++++ Source records ++++

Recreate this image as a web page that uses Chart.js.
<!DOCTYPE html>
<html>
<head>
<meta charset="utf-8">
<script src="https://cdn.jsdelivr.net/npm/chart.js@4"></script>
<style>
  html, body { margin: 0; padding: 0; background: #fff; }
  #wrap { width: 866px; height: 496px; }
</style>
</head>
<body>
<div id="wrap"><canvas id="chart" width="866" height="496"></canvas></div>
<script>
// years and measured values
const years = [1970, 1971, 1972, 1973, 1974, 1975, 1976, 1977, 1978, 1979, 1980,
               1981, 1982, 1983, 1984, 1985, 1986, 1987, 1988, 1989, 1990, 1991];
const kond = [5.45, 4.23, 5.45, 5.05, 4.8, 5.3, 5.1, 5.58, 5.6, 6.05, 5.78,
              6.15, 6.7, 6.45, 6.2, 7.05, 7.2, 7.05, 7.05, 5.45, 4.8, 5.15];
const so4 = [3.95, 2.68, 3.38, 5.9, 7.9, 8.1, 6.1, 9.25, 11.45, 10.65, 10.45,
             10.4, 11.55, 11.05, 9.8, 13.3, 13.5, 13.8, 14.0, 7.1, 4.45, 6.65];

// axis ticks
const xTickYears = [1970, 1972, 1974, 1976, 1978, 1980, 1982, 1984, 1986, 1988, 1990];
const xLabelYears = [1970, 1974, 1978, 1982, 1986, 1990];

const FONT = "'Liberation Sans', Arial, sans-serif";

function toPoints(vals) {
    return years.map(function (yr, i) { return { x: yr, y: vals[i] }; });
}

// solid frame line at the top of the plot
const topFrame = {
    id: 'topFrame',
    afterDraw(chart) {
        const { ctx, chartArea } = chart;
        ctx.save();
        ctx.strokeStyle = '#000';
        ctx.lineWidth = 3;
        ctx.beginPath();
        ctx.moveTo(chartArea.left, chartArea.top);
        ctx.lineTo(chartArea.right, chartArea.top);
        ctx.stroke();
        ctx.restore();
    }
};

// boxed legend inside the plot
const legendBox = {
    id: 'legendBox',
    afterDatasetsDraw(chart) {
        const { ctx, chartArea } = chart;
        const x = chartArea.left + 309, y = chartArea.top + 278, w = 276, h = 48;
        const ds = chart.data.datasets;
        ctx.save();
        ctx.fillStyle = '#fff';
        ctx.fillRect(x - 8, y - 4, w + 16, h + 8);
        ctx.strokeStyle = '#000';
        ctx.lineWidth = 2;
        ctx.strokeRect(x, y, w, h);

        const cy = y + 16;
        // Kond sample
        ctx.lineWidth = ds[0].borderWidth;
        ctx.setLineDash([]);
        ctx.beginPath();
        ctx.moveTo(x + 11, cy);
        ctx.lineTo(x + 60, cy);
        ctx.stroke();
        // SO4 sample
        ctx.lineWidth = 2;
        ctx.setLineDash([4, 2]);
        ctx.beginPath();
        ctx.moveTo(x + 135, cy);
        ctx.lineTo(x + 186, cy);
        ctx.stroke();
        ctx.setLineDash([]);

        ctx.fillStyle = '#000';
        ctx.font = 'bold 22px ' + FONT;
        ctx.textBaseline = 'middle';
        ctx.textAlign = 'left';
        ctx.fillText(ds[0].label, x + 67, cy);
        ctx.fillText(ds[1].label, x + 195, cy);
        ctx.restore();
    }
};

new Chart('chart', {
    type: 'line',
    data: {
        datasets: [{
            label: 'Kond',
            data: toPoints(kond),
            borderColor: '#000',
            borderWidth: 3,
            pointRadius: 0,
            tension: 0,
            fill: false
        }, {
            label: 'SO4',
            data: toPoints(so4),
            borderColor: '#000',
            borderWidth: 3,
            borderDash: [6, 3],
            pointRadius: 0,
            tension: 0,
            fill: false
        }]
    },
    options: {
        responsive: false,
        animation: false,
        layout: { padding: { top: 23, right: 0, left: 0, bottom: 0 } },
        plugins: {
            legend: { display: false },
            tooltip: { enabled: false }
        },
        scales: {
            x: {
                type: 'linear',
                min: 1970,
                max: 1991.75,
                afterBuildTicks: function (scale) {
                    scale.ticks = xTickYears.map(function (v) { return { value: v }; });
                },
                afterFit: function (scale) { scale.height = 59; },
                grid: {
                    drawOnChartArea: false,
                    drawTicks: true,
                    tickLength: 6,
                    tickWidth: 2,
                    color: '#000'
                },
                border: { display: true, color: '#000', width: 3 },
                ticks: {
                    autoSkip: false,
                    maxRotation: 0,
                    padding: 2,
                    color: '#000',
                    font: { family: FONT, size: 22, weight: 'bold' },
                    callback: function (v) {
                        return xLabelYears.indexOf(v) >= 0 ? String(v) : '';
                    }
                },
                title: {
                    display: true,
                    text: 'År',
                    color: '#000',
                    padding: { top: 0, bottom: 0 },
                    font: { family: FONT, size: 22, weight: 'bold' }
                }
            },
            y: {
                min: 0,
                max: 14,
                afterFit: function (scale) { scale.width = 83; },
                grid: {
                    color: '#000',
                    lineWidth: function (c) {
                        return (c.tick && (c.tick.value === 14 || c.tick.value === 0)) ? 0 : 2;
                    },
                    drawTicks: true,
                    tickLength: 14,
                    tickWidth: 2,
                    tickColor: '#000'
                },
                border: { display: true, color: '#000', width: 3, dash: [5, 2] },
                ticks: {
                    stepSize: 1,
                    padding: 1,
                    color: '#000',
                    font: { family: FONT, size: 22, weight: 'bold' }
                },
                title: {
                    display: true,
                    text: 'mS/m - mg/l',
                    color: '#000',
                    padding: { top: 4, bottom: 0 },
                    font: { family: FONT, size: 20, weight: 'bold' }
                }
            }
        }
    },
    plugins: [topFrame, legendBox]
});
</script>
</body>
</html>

++++
++++ Source records ++++

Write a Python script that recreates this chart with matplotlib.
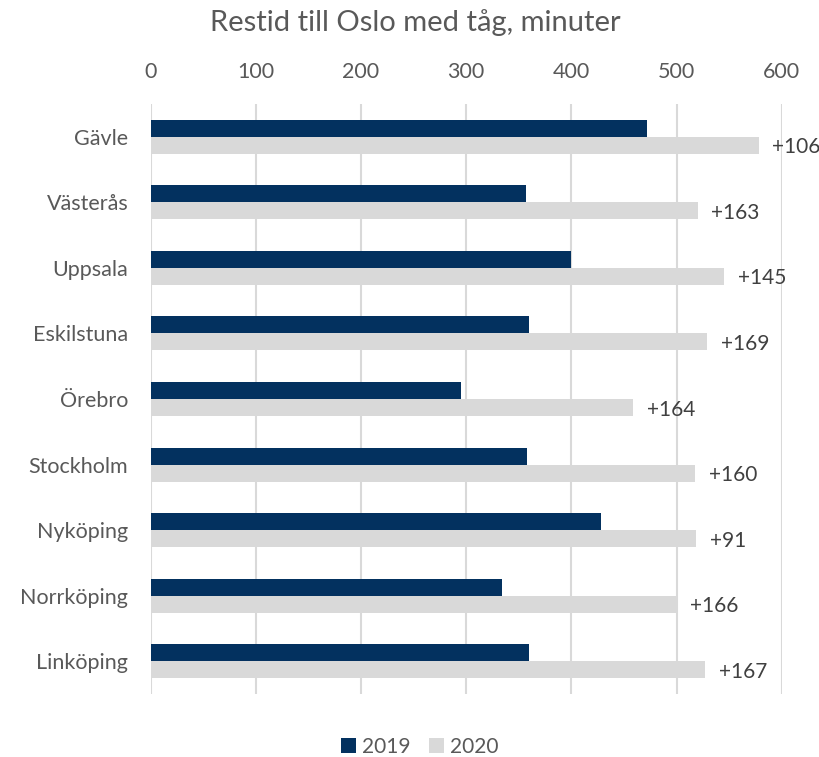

++++
++++ Source records ++++

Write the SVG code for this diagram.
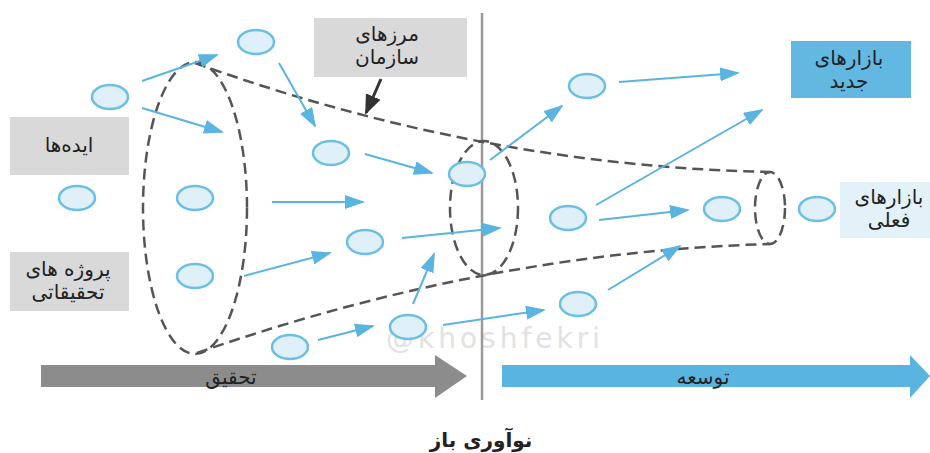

++++

Job.
Produce only the lines from the line containing "Recreate this image" through the line containing "7.1, 4.45, 6.65];", inclusive of both, exactly as they stand in the entries above.

Answer to this exercise.
Recreate this image as a web page that uses Chart.js.
<!DOCTYPE html>
<html>
<head>
<meta charset="utf-8">
<script src="https://cdn.jsdelivr.net/npm/chart.js@4"></script>
<style>
  html, body { margin: 0; padding: 0; background: #fff; }
  #wrap { width: 866px; height: 496px; }
</style>
</head>
<body>
<div id="wrap"><canvas id="chart" width="866" height="496"></canvas></div>
<script>
// years and measured values
const years = [1970, 1971, 1972, 1973, 1974, 1975, 1976, 1977, 1978, 1979, 1980,
               1981, 1982, 1983, 1984, 1985, 1986, 1987, 1988, 1989, 1990, 1991];
const kond = [5.45, 4.23, 5.45, 5.05, 4.8, 5.3, 5.1, 5.58, 5.6, 6.05, 5.78,
              6.15, 6.7, 6.45, 6.2, 7.05, 7.2, 7.05, 7.05, 5.45, 4.8, 5.15];
const so4 = [3.95, 2.68, 3.38, 5.9, 7.9, 8.1, 6.1, 9.25, 11.45, 10.65, 10.45,
             10.4, 11.55, 11.05, 9.8, 13.3, 13.5, 13.8, 14.0, 7.1, 4.45, 6.65];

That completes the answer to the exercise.